→ **YOUR OBJECTIVE**
Repeat the lines below exactly as they appear, but leave out the images.

→ **GIVEN MATERIAL**
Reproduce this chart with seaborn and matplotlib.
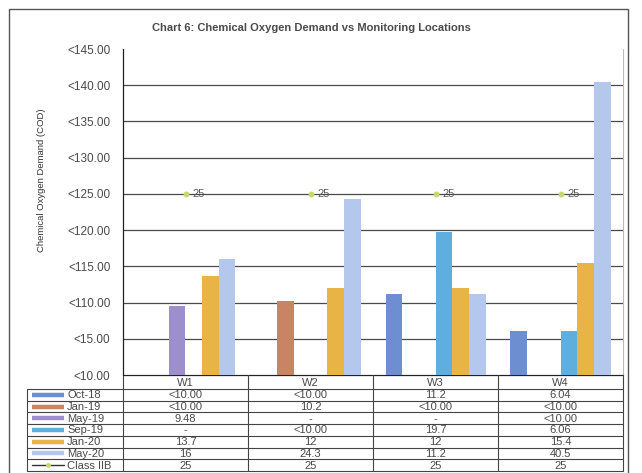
import numpy as np
import pandas as pd
import matplotlib
matplotlib.use("Agg")
import matplotlib.pyplot as plt
from matplotlib.ticker import FuncFormatter
from matplotlib.patches import Rectangle
import seaborn as sns

# ---- data ----
locations = ["W1", "W2", "W3", "W4"]
series = ["Oct-18", "Jan-19", "May-19", "Sep-19", "Jan-20", "May-20"]
oct18 = ["<10.00", "<10.00", "11.2", "6.04"]
jan19 = ["<10.00", "10.2", "<10.00", "<10.00"]
may19 = ["9.48", "-", "-", "<10.00"]
sep19 = ["-", "<10.00", "19.7", "6.06"]
jan20 = ["13.7", "12", "12", "15.4"]
may20 = ["16", "24.3", "11.2", "40.5"]
class_iib = [25, 25, 25, 25]
y_ticks = [0, 5, 10, 15, 20, 25, 30, 35, 40, 45]

table_rows = [oct18, jan19, may19, sep19, jan20, may20]
colors = ["#6d8fd1", "#c98466", "#9d8fcc", "#5eaee0", "#e8b445", "#b4c7ec"]
limit_color = "#c9d86a"
text_color = "#4a4a4a"


def to_value(s):
    """Censored ('<x') and missing ('-') results are not plotted."""
    if s.startswith("<") or s.strip() == "-":
        return np.nan
    return float(s)


records = []
for name, row in zip(series, table_rows):
    for loc, s in zip(locations, row):
        records.append({"location": loc, "series": name, "value": to_value(s)})
df = pd.DataFrame(records)

# ---- figure ----
sns.set_style("white")
plt.rcParams["font.family"] = ["Liberation Sans", "DejaVu Sans"]

W, H = 642, 473
fig = plt.figure(figsize=(W / 100, H / 100), dpi=100)

ax_left, ax_right, ax_top, ax_bottom = 123, 623, 49, 375
ax = fig.add_axes([ax_left / W, 1 - ax_bottom / H,
                   (ax_right - ax_left) / W, (ax_bottom - ax_top) / H])

sns.barplot(data=df, x="location", y="value", hue="series",
            order=locations, hue_order=series, palette=colors,
            width=0.8, linewidth=0, errorbar=None, legend=False,
            saturation=1, ax=ax)

# Class IIB guideline value shown as markers with labels
xs = np.arange(len(locations))
ax.plot(xs, class_iib, ls="none", marker="o", ms=3.2, color=limit_color,
        zorder=5)
for x, v in zip(xs, class_iib):
    ax.annotate(f"{v:g}", (x, v), xytext=(5, 0), textcoords="offset points",
                ha="left", va="center", fontsize=8, color="#5a5a5a",
                zorder=6)

ax.set_xlim(-0.5, len(locations) - 0.5)
ax.set_ylim(y_ticks[0], y_ticks[-1])
ax.set_yticks(y_ticks)
ax.yaxis.set_major_formatter(FuncFormatter(lambda v, p: "<1" + f"{v:.2f}"))
ax.set_xticks([])
ax.set_xlabel("")
ax.set_ylabel("")
ax.tick_params(axis="y", direction="out", length=4, width=0.8,
               colors="#222222", labelcolor=text_color, labelsize=8.5, pad=5)
ax.yaxis.grid(True, color="#4a4a4a", lw=0.9)
ax.set_axisbelow(True)
ax.get_ygridlines()[-1].set_visible(False)
for side in ["top", "right", "bottom"]:
    ax.spines[side].set_visible(False)
ax.spines["left"].set_color("#222222")
ax.spines["left"].set_linewidth(0.9)

# ---- overlay in pixel coordinates: frame, title, axis title, data table ----
ov = fig.add_axes([0, 0, 1, 1], zorder=-1)
ov.set_xlim(0, W)
ov.set_ylim(H, 0)
ov.axis("off")

ov.add_patch(Rectangle((9, 9), 619, 470, fill=False, ec="#555555", lw=1))
ov.plot([ax_right, ax_right], [ax_top, ax_bottom], color="#bbbbbb", lw=0.8)

fig.text(311 / W, 1 - 28 / H,
         "Chart 6: Chemical Oxygen Demand vs Monitoring Locations",
         ha="center", va="center", fontsize=8, weight="bold", color="#4a4a4a")
fig.text(42 / W, 1 - 180 / H, "Chemical Oxygen Demand (COD)", rotation=90,
         ha="center", va="center", fontsize=6.8, color="#333333",
         family=["Liberation Sans Narrow", "Liberation Sans", "DejaVu Sans"])

cat_w = (ax_right - ax_left) / len(locations)
col_edges = [ax_left + i * cat_w for i in range(len(locations) + 1)]
label_left = 27
header_bottom = 389
row_h = 11.7
n_rows = len(series) + 1
row_edges = [header_bottom + k * row_h for k in range(n_rows + 1)]
line_kw = dict(color="#444444", lw=0.8)
table_fs = 8

ov.plot([ax_left, ax_right], [ax_bottom, ax_bottom], color="#222222", lw=0.9)
for y in row_edges:
    ov.plot([label_left, ax_right], [y, y], **line_kw)
ov.plot([label_left, label_left], [header_bottom, row_edges[-1]], **line_kw)
for x in col_edges:
    ov.plot([x, x], [ax_bottom, row_edges[-1]], **line_kw)

# header
for i, loc in enumerate(locations):
    ov.text((col_edges[i] + col_edges[i + 1]) / 2, (ax_bottom + header_bottom) / 2 + 0.5,
            loc, ha="center", va="center", fontsize=table_fs, color=text_color)

row_labels = series + ["Class IIB"]
row_values = table_rows + [[f"{v:g}" for v in class_iib]]
for r, (lab, vals) in enumerate(zip(row_labels, row_values)):
    yc = (row_edges[r] + row_edges[r + 1]) / 2
    if r < len(series):
        ov.plot([32, 64], [yc, yc], color=colors[r], lw=3.2, solid_capstyle="butt")
    else:
        ov.plot([32, 64], [yc, yc], color="#333333", lw=1)
        ov.plot([48], [yc], marker="o", ms=2.5, color=limit_color)
    ov.text(67, yc + 0.5, lab, ha="left", va="center", fontsize=table_fs,
            color=text_color)
    for i, s in enumerate(vals):
        ov.text((col_edges[i] + col_edges[i + 1]) / 2, yc + 0.5, s,
                ha="center", va="center", fontsize=table_fs, color=text_color)

fig.savefig("out.png", dpi=100)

→ **CORRECT OUTPUT**
Reproduce this chart with seaborn and matplotlib.
import numpy as np
import pandas as pd
import matplotlib
matplotlib.use("Agg")
import matplotlib.pyplot as plt
from matplotlib.ticker import FuncFormatter
from matplotlib.patches import Rectangle
import seaborn as sns

# ---- data ----
locations = ["W1", "W2", "W3", "W4"]
series = ["Oct-18", "Jan-19", "May-19", "Sep-19", "Jan-20", "May-20"]
oct18 = ["<10.00", "<10.00", "11.2", "6.04"]
jan19 = ["<10.00", "10.2", "<10.00", "<10.00"]
may19 = ["9.48", "-", "-", "<10.00"]
sep19 = ["-", "<10.00", "19.7", "6.06"]
jan20 = ["13.7", "12", "12", "15.4"]
may20 = ["16", "24.3", "11.2", "40.5"]
class_iib = [25, 25, 25, 25]
y_ticks = [0, 5, 10, 15, 20, 25, 30, 35, 40, 45]

table_rows = [oct18, jan19, may19, sep19, jan20, may20]
colors = ["#6d8fd1", "#c98466", "#9d8fcc", "#5eaee0", "#e8b445", "#b4c7ec"]
limit_color = "#c9d86a"
text_color = "#4a4a4a"


def to_value(s):
    """Censored ('<x') and missing ('-') results are not plotted."""
    if s.startswith("<") or s.strip() == "-":
        return np.nan
    return float(s)


records = []
for name, row in zip(series, table_rows):
    for loc, s in zip(locations, row):
        records.append({"location": loc, "series": name, "value": to_value(s)})
df = pd.DataFrame(records)

# ---- figure ----
sns.set_style("white")
plt.rcParams["font.family"] = ["Liberation Sans", "DejaVu Sans"]

W, H = 642, 473
fig = plt.figure(figsize=(W / 100, H / 100), dpi=100)

ax_left, ax_right, ax_top, ax_bottom = 123, 623, 49, 375
ax = fig.add_axes([ax_left / W, 1 - ax_bottom / H,
                   (ax_right - ax_left) / W, (ax_bottom - ax_top) / H])

sns.barplot(data=df, x="location", y="value", hue="series",
            order=locations, hue_order=series, palette=colors,
            width=0.8, linewidth=0, errorbar=None, legend=False,
            saturation=1, ax=ax)

# Class IIB guideline value shown as markers with labels
xs = np.arange(len(locations))
ax.plot(xs, class_iib, ls="none", marker="o", ms=3.2, color=limit_color,
        zorder=5)
for x, v in zip(xs, class_iib):
    ax.annotate(f"{v:g}", (x, v), xytext=(5, 0), textcoords="offset points",
                ha="left", va="center", fontsize=8, color="#5a5a5a",
                zorder=6)

ax.set_xlim(-0.5, len(locations) - 0.5)
ax.set_ylim(y_ticks[0], y_ticks[-1])
ax.set_yticks(y_ticks)
ax.yaxis.set_major_formatter(FuncFormatter(lambda v, p: "<1" + f"{v:.2f}"))
ax.set_xticks([])
ax.set_xlabel("")
ax.set_ylabel("")
ax.tick_params(axis="y", direction="out", length=4, width=0.8,
               colors="#222222", labelcolor=text_color, labelsize=8.5, pad=5)
ax.yaxis.grid(True, color="#4a4a4a", lw=0.9)
ax.set_axisbelow(True)
ax.get_ygridlines()[-1].set_visible(False)
for side in ["top", "right", "bottom"]:
    ax.spines[side].set_visible(False)
ax.spines["left"].set_color("#222222")
ax.spines["left"].set_linewidth(0.9)

# ---- overlay in pixel coordinates: frame, title, axis title, data table ----
ov = fig.add_axes([0, 0, 1, 1], zorder=-1)
ov.set_xlim(0, W)
ov.set_ylim(H, 0)
ov.axis("off")

ov.add_patch(Rectangle((9, 9), 619, 470, fill=False, ec="#555555", lw=1))
ov.plot([ax_right, ax_right], [ax_top, ax_bottom], color="#bbbbbb", lw=0.8)

fig.text(311 / W, 1 - 28 / H,
         "Chart 6: Chemical Oxygen Demand vs Monitoring Locations",
         ha="center", va="center", fontsize=8, weight="bold", color="#4a4a4a")
fig.text(42 / W, 1 - 180 / H, "Chemical Oxygen Demand (COD)", rotation=90,
         ha="center", va="center", fontsize=6.8, color="#333333",
         family=["Liberation Sans Narrow", "Liberation Sans", "DejaVu Sans"])

cat_w = (ax_right - ax_left) / len(locations)
col_edges = [ax_left + i * cat_w for i in range(len(locations) + 1)]
label_left = 27
header_bottom = 389
row_h = 11.7
n_rows = len(series) + 1
row_edges = [header_bottom + k * row_h for k in range(n_rows + 1)]
line_kw = dict(color="#444444", lw=0.8)
table_fs = 8

ov.plot([ax_left, ax_right], [ax_bottom, ax_bottom], color="#222222", lw=0.9)
for y in row_edges:
    ov.plot([label_left, ax_right], [y, y], **line_kw)
ov.plot([label_left, label_left], [header_bottom, row_edges[-1]], **line_kw)
for x in col_edges:
    ov.plot([x, x], [ax_bottom, row_edges[-1]], **line_kw)

# header
for i, loc in enumerate(locations):
    ov.text((col_edges[i] + col_edges[i + 1]) / 2, (ax_bottom + header_bottom) / 2 + 0.5,
            loc, ha="center", va="center", fontsize=table_fs, color=text_color)

row_labels = series + ["Class IIB"]
row_values = table_rows + [[f"{v:g}" for v in class_iib]]
for r, (lab, vals) in enumerate(zip(row_labels, row_values)):
    yc = (row_edges[r] + row_edges[r + 1]) / 2
    if r < len(series):
        ov.plot([32, 64], [yc, yc], color=colors[r], lw=3.2, solid_capstyle="butt")
    else:
        ov.plot([32, 64], [yc, yc], color="#333333", lw=1)
        ov.plot([48], [yc], marker="o", ms=2.5, color=limit_color)
    ov.text(67, yc + 0.5, lab, ha="left", va="center", fontsize=table_fs,
            color=text_color)
    for i, s in enumerate(vals):
        ov.text((col_edges[i] + col_edges[i + 1]) / 2, yc + 0.5, s,
                ha="center", va="center", fontsize=table_fs, color=text_color)

fig.savefig("out.png", dpi=100)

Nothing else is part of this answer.